The Van Buren Drive-in Theatre, named for its location on Van Buren Blvd in the historic Arlington district of Riverside, California, opened in 1964 with a single screen. Built on the site of a former orange ranch, the theatre was expanded to three screens in 1975. Like most drive-ins, the Van Buren was not built to last more than a decade before it was redeveloped, for a higher value, in the booming Southern California real estate market. Although the Van Buren was never forced to close, because it has always been popular, 40 years of continuous operation did result in some despair.

In 2006 when real estate development fell through, the Van Buren's owners decided to invest in a long postponed remodeling project. First, the latest drive-in theatre technology including FM transmitters and Technalight, the state-of-the-art projection system was installed. Then, the lots were repaved and the screens repainted. The audience appreciated these improvements, and turned out in record numbers.

Beginning in 2007 the old Van Buren was given a new image. Taking cues from the surrounding community's cultural heritage, the marquee, box offices, snack bar and landscaping were set to be remodeled with an "Old California, Orange Ranch" theme. The most striking element of this rebranding is the art mural set to be displayed on the original screen tower facing Van Buren Blvd. Depicting a vista of 1930s era Riverside, the mural is reminiscent of vintage orange crate labels so prized by collectors today, and also reminiscent of the classic drive-in, screen tower decorations that are now almost all completely gone from the country's landscape.

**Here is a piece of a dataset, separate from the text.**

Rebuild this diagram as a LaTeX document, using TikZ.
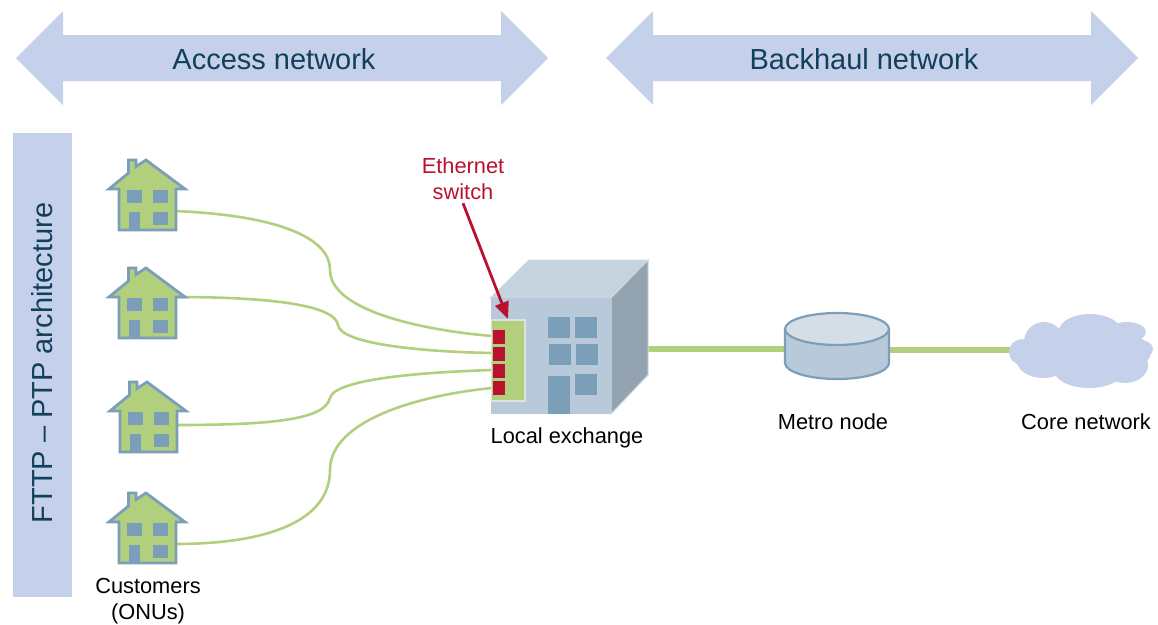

Fortunately the drive-in theatre is not a forgotten relic, but an exciting living history and thanks to Van Buren and other theatres like it, drive-ins are once again poised to be a familiar American movie going experience. In 2015 the Van Buren was among the first drive-ins to install Digital Cinema projection. In a culture where family time has become so rare and the price of movie tickets are breaking the budget, the time is right once more for the drive-in to satisfy the national thirst for affordable, good, quality family entertainment. After all, why just go and see a movie when you can experience one?